Lettori fissi

mercoledì 29 settembre 2021

E' davvero importante solo il tempo del fare?

 


La nostra esperienza umana si sviluppa in virtù di due elementi: lo spazio ed il tempo che di fatto incorniciano il nostro vivere. In assenza di uno di questi due elementi è come vagassimo senza un'effettiva coscienza dell'esistere. Ma ognuno di noi conosce quanto le nostre giornate siano piene di un agire che spesso non permette. Quando realizziamo questo diveniamo consapevoli di quanto la nostra vita ci regali l'illusione di sentirci vivi solo se sovraccarichi di impegni, di cose da compiere. Ma c'è oltre al tempo cronologico, anche un tempo psicologico. 

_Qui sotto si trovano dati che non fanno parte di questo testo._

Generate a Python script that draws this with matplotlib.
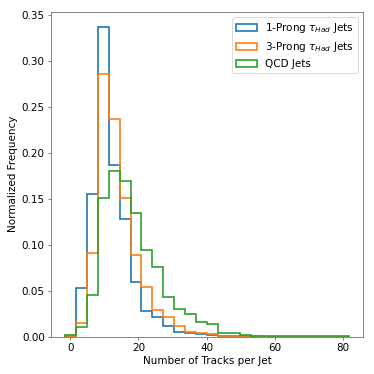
import numpy as np
import matplotlib
matplotlib.use("Agg")
import matplotlib.pyplot as plt

bin_start = -1.5
bin_width = 3.2
n_bins = 26
edges = bin_start + bin_width * np.arange(n_bins + 1)
centers = 0.5 * (edges[:-1] + edges[1:])

one_prong = [0.001, 0.053, 0.155, 0.337, 0.187, 0.128, 0.059, 0.028, 0.021, 0.0116,
             0.0047, 0.0036, 0.0025, 0.0015, 0.0006, 0.0004, 0.0002, 0.0001, 0.0001, 0.0001,
             0, 0, 0, 0, 0, 0]
three_prong = [0.0005, 0.015, 0.091, 0.286, 0.237, 0.151, 0.089, 0.054, 0.029, 0.0218,
               0.012, 0.0055, 0.004, 0.003, 0.001, 0.0007, 0.0004, 0.0002, 0.0001, 0.0001,
               0.0001, 0, 0, 0, 0, 0]
qcd = [0.002, 0.010, 0.045, 0.151, 0.180, 0.169, 0.135, 0.094, 0.076, 0.043,
       0.030, 0.0247, 0.0157, 0.0135, 0.004, 0.004, 0.0018, 0.0006, 0.001, 0.0004,
       0.0003, 0.0003, 0.0002, 0.0002, 0.0002, 0.0002]

labels = [r'1-Prong $\tau_{Had}$ Jets', r'3-Prong $\tau_{Had}$ Jets', 'QCD Jets']
colors = ['#1f77b4', '#ff7f0e', '#2ca02c']

DPI = 374 / 6
plt.rcParams['font.size'] = 12
fig = plt.figure(figsize=(6, 6), dpi=DPI)
ax = fig.add_axes([0.136, 0.1, 0.835, 0.869])
for vals, lab, c in zip([one_prong, three_prong, qcd], labels, colors):
    ax.hist(centers, bins=edges, weights=vals, histtype='step', color=c, lw=1.9, label=lab)
for s in ax.spines.values():
    s.set_edgecolor('#555555')
ax.tick_params(color='#555555')
ax.set_xlabel('Number of Tracks per Jet')
ax.set_ylabel('Normalized Frequency')
ax.legend(loc='upper right')
fig.savefig('out.png', dpi=DPI)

Il primo può svuotare o riempire sia i sentimenti che l'esperienza umana in generale. Il secondo è invece il tempo interno, il tempo dell'ascolto, quell'ascolto che non ho potuto regalarmi per lunghi anni - o almeno non per come avrei voluto e necessitato - ed al quale il mio corpo mi ha obbligata in qualche modo negli ultimi nove mesi. Non è stato un tempo di ozio, ma un tempo vacuo, in cui la vacuità – che non è il niente - ha avuto ed ha la capacità di contenere in sé una (nuova) creazione, che percepisco ancora in fase primaria e per certi aspetti latente, ma che osservo e dalla quale al contempo attingo per rinascere a me stessa. Il vuoto può fare paura, ma a quella paura ho guardato con la consapevolezza di chi conosce essere l'unica strada per dare al tempo una sua lettura, che si discosta completamente dai trastulli e dai vari divertimenti (o pseudo tali), con i quali quasi compulsivamente siamo abituati a pensare di combattere il dolore, la sofferenza, la mancanza. Il vuoto richiede nella sua infinità capacità di trasformazione e rinnovamento la forza dell'attesa, non intesa come ansiogena aspettativa o speranza ma come ferma osservazione di ciò che sorge. 

Ed è in questa visione che io ritorno a scrivere, e che vi narrerò soprattutto dove in questi ultimi dodici mesi quella vacuità creatrice e che dà forma mi abbia condotta, e che comunque anche in questo silenzio è sempre stata connotata da uno sguardo alla ricerca oltre che alla lettura di trame che arrivavano a me inaspettate. Oggi il tempo psicologico si accompagna al tempo del fare, in quel tempo che i Greci definivano Kairos, il tempo opportuno, che diviene tempo di qualità per manifestare qualcosa di quella rigenerazione così profonda ancora in atto.

Mia madre un giorno parlando della mia vita osservò: 'Questa tua vita è scandita da morti interiori e rinascite continue. Mai come in te, ho visto morire e rigenerarsi dalle proprie ceneri.'

Ed è, ancora una volta, da quelle ceneri che ritorno alla scrittura ed a chi amerà leggermi.